• EXERCISE: The lines to extract run from the first line of the material below to the line containing "4000, 4500, 5000];", both included; leave the pictures behind.

Charts and diagrams as code:
** START **
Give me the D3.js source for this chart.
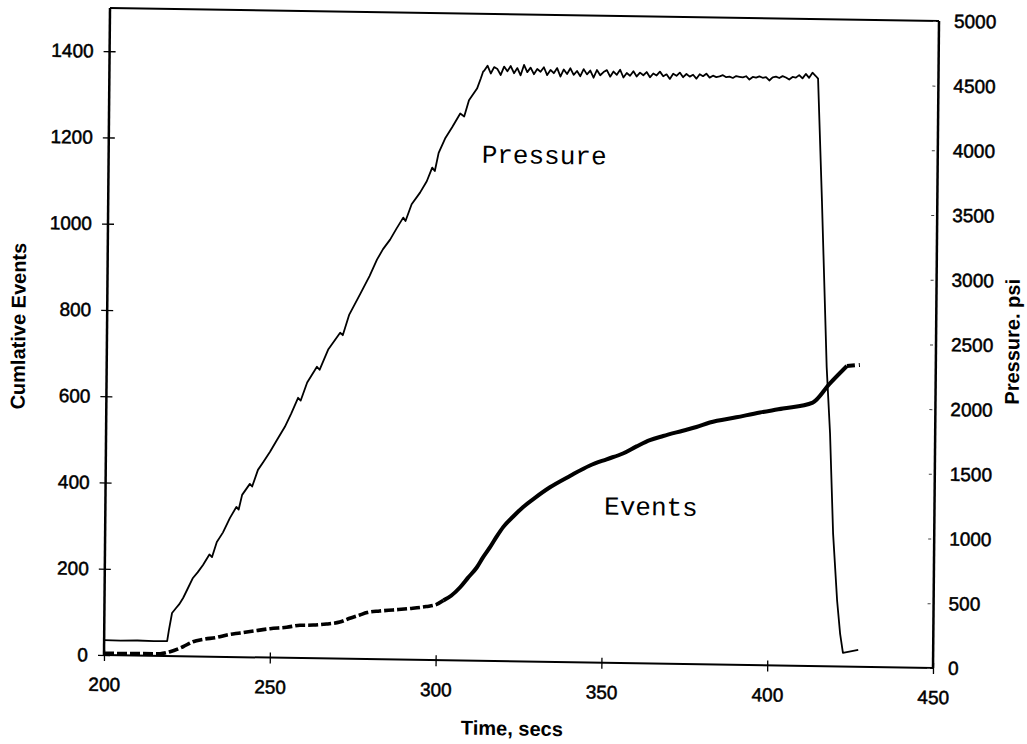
<!DOCTYPE html>
<html>
<head>
<meta charset="utf-8">
<script src="https://cdn.jsdelivr.net/npm/d3@7"></script>
<style>
  html, body { margin: 0; padding: 0; background: #fff; }
  svg { display: block; }
</style>
</head>
<body>
<svg id="chart" width="1027" height="744"></svg>
<script>
// ---------- data ----------
const xTicks = [200, 250, 300, 350, 400, 450];
const leftTicks = [0, 200, 400, 600, 800, 1000, 1200, 1400];
const rightTicks = [0, 500, 1000, 1500, 2000, 2500, 3000, 3500, 4000, 4500, 5000];

const pressureTimes = [
  200, 205, 210, 215, 219.0, 219.5, 220.4, 221.6, 222.5, 223.7, 225, 226.6, 228, 229.6,
  231.5, 232.3, 233.7, 235.5, 237.6, 239.5, 240.2, 241.2, 243.5, 244.2, 245.9, 247.5,
  249.5, 251.5, 253.9, 255.8, 257.8, 258.6, 260.5, 263.4, 264.2, 266.8, 270.3, 271.1,
  273, 276.3, 279, 281.2, 283, 285.1, 287, 289, 289.7, 291.5, 294, 296, 297.6, 298.4,
  299.5, 301.4, 303.5, 305.9, 307.1, 308.5, 310.9, 312, 312.7,
  313, 314, 315, 316, 317, 318, 319, 320, 321, 322, 323, 324, 325, 326, 327, 328, 329, 330,
  331, 332, 333, 334, 335, 336, 337, 338, 339, 340, 341, 342, 343, 344, 345, 346, 347, 348,
  349, 350, 351, 352, 353, 354, 355, 356, 357, 358, 359, 360, 361, 362, 363, 364, 365, 366,
  367, 368, 369, 370, 371, 372, 373, 374, 375, 376, 377, 378, 379, 380, 381, 382, 383, 384,
  385, 386, 387, 388, 389, 390, 391, 392, 393, 394, 395, 396, 397, 398, 399, 400, 401, 402,
  403, 404, 405, 406, 407, 408, 409, 410, 411, 412, 413, 413.7,
  415.2, 417.1, 418.3, 419.5, 420.9, 421.9, 422.8, 427.4
];
const pressureValues = [
  115, 113, 116, 114, 115, 200, 333, 372, 400, 450, 520, 606, 650, 708,
  790, 770, 887, 960, 1075, 1160, 1140, 1254, 1340, 1320, 1449, 1510,
  1590, 1680, 1785, 1890, 2011, 1990, 2130, 2253, 2230, 2390, 2519, 2500,
  2660, 2823, 2960, 3088, 3170, 3244, 3330, 3416, 3390, 3520, 3611, 3700, 3806, 3780,
  3920, 4032, 4120, 4227, 4205, 4330, 4422, 4500, 4555,
  4560, 4600, 4540, 4590, 4575, 4530, 4595, 4560, 4600, 4545, 4585, 4530, 4610, 4555, 4590, 4540, 4580, 4560,
  4595, 4535, 4575, 4550, 4590, 4525, 4580, 4545, 4590, 4540, 4570, 4530, 4585, 4545, 4575, 4520, 4580, 4540,
  4565, 4580, 4530, 4570, 4545, 4585, 4525, 4560, 4540, 4575, 4535, 4565, 4545, 4570, 4530, 4560, 4545, 4575,
  4540, 4555, 4520, 4560, 4545, 4570, 4535, 4560, 4540, 4555, 4525, 4560, 4545, 4565, 4535, 4550, 4540, 4545,
  4555, 4540, 4545, 4535, 4550, 4545, 4540, 4550, 4525, 4545, 4540, 4550, 4540, 4545, 4520, 4545, 4550, 4540,
  4555, 4545, 4530, 4550, 4545, 4565, 4540, 4575, 4545, 4585, 4560, 4540,
  3601, 2312, 1800, 1026, 508, 253, 106, 131
];

const eventTimes = [
  200, 216.9, 219.9, 223.8, 226.8, 230, 234, 237, 241, 245, 250, 255, 259, 263, 267, 271,
  274, 277, 279.2, 283, 287, 292.2, 297, 300, 302.2,
  304.5, 307.2, 309.5, 312.2, 314, 316.1, 318, 320, 323, 325.9, 329.5, 334, 340, 346, 351,
  355.9, 360, 364, 368, 373.9, 378, 382, 390, 397.1, 404, 413, 418, 423.2,
  427.1
];
const eventCounts = [
  4, 5, 10, 22, 34, 40, 45, 51, 56, 61, 67, 71, 76, 77, 80, 85,
  94, 102, 108, 112, 115, 119, 124, 129, 139,
  150, 170, 192, 217, 240, 264, 288, 311, 336, 358, 380, 405, 432, 457, 472,
  486, 503, 518, 528, 541, 550, 561, 574, 586, 596, 611, 655, 697,
  700
];

// ---------- layout ----------
const W = 829, H = 647;
const svg = d3.select('#chart');
svg.append('rect').attr('width', 1027).attr('height', 744).attr('fill', '#fff');

// scanned page is slightly skewed
const g = svg.append('g').attr('transform', 'matrix(1,0.0157,-0.00927,1,110,8)');

const x = d3.scaleLinear().domain([200, 450]).range([0, W]);
const yL = d3.scaleLinear().domain([0, 1500]).range([H, 0]);
const yR = d3.scaleLinear().domain([0, 5000]).range([H, 0]);

const tickFont = '"Liberation Sans", Arial, sans-serif';

// frame
g.append('line').attr('x1', 0).attr('x2', W).attr('y1', 0).attr('y2', 0)
  .attr('stroke', '#000').attr('stroke-width', 2);

// left axis
const axL = g.append('g').call(d3.axisLeft(yL).tickValues(leftTicks).tickSize(6).tickPadding(10).tickFormat(d3.format('d')));
axL.select('.domain').attr('stroke-width', 2.5).attr('d', `M0,${H}V0`);
axL.selectAll('.tick line').attr('x1', -6).attr('x2', 6).attr('stroke-width', 1.3);
axL.selectAll('.tick text').attr('font-family', tickFont).attr('font-size', 19)
  .attr('fill', '#000').attr('stroke', '#000').attr('stroke-width', 0.5).attr('x', -16);

// bottom axis
const axB = g.append('g').attr('transform', `translate(0,${H})`)
  .call(d3.axisBottom(x).tickValues(xTicks).tickSize(5).tickPadding(0).tickFormat(d3.format('d')));
axB.select('.domain').attr('stroke-width', 2).attr('d', `M0,0H${W}`);
axB.selectAll('.tick line').attr('y1', -5).attr('y2', 6).attr('stroke-width', 1.3);
axB.selectAll('.tick text').attr('font-family', tickFont).attr('font-size', 19)
  .attr('fill', '#000').attr('stroke', '#000').attr('stroke-width', 0.5)
  .attr('dy', null).attr('y', 36);

// right axis
const axR = g.append('g').attr('transform', `translate(${W},0)`)
  .call(d3.axisRight(yR).tickValues(rightTicks).tickSize(0).tickPadding(15).tickFormat(d3.format('d')));
axR.select('.domain').attr('stroke-width', 2.5).attr('d', `M0,0V${H}`);
axR.selectAll('.tick line').attr('x1', -6).attr('x2', -3).attr('stroke', '#444').attr('stroke-width', 1);
axR.selectAll('.tick text').attr('font-family', tickFont).attr('font-size', 19)
  .attr('fill', '#000').attr('stroke', '#000').attr('stroke-width', 0.5);

// axis titles
g.append('text').attr('transform', `translate(-87,${H / 2 - 4}) rotate(-90)`)
  .attr('text-anchor', 'middle').attr('dominant-baseline', 'middle')
  .attr('font-family', tickFont).attr('font-weight', 'bold').attr('font-size', 20)
  .text('Cumlative Events');
g.append('text').attr('transform', `translate(${W + 78},${H / 2 - 4}) rotate(-90)`)
  .attr('text-anchor', 'middle').attr('dominant-baseline', 'middle')
  .attr('font-family', tickFont).attr('font-weight', 'bold').attr('font-size', 20)
  .text('Pressure. psi');
g.append('text').attr('x', W / 2 - 6).attr('y', H + 74)
  .attr('text-anchor', 'middle')
  .attr('font-family', tickFont).attr('font-weight', 'bold').attr('font-size', 20)
  .text('Time, secs');

// ---------- series ----------
const pressure = pressureTimes.map((t, i) => [t, pressureValues[i]]);
const events = eventTimes.map((t, i) => [t, eventCounts[i]]);

const lineP = d3.line().x(d => x(d[0])).y(d => yR(d[1]));
const lineE = d3.line().x(d => x(d[0])).y(d => yL(d[1])).curve(d3.curveMonotoneX);

g.append('path').datum(pressure).attr('d', lineP)
  .attr('fill', 'none').attr('stroke', '#000').attr('stroke-width', 1.8)
  .attr('stroke-linejoin', 'round');

const evA = events.filter(d => d[0] <= 302.2);
const evB = events.filter(d => d[0] >= 302.2 && d[0] <= 423.2);
const evC = events.filter(d => d[0] >= 423.2);
g.append('path').datum(evA).attr('d', lineE)
  .attr('fill', 'none').attr('stroke', '#000').attr('stroke-width', 3.6)
  .attr('stroke-dasharray', '10,3');
g.append('path').datum(evB).attr('d', lineE)
  .attr('fill', 'none').attr('stroke', '#000').attr('stroke-width', 4)
  .attr('stroke-linejoin', 'round');
g.append('path').datum(evC).attr('d', lineE)
  .attr('fill', 'none').attr('stroke', '#000').attr('stroke-width', 4)
  .attr('stroke-dasharray', '8,4');

// ---------- annotations ----------
const monoFont = '"Liberation Mono", "Courier New", monospace';
g.append('text').attr('x', x(312.5)).attr('y', yR(3850))
  .attr('font-family', monoFont).attr('font-size', 26).text('Pressure');
g.append('text').attr('x', x(350.4)).attr('y', yL(344))
  .attr('font-family', monoFont).attr('font-size', 26).text('Events');
</script>
</body>
</html>
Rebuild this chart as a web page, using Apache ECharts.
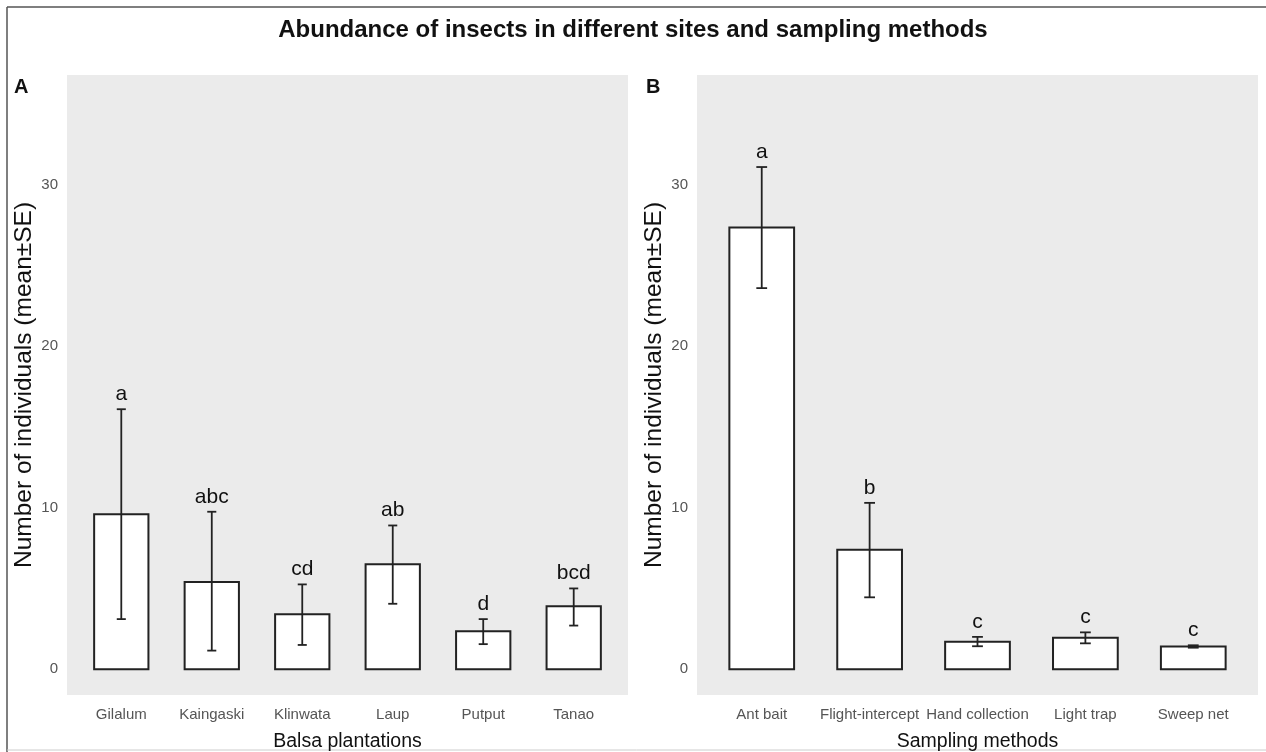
** END **
• EXERCISE RESPONSE:
Give me the D3.js source for this chart.
<!DOCTYPE html>
<html>
<head>
<meta charset="utf-8">
<script src="https://cdn.jsdelivr.net/npm/d3@7"></script>
<style>
  html, body { margin: 0; padding: 0; background: #fff; }
  svg { display: block; }
</style>
</head>
<body>
<svg id="chart" width="1027" height="744"></svg>
<script>
// ---------- data ----------
const xTicks = [200, 250, 300, 350, 400, 450];
const leftTicks = [0, 200, 400, 600, 800, 1000, 1200, 1400];
const rightTicks = [0, 500, 1000, 1500, 2000, 2500, 3000, 3500, 4000, 4500, 5000];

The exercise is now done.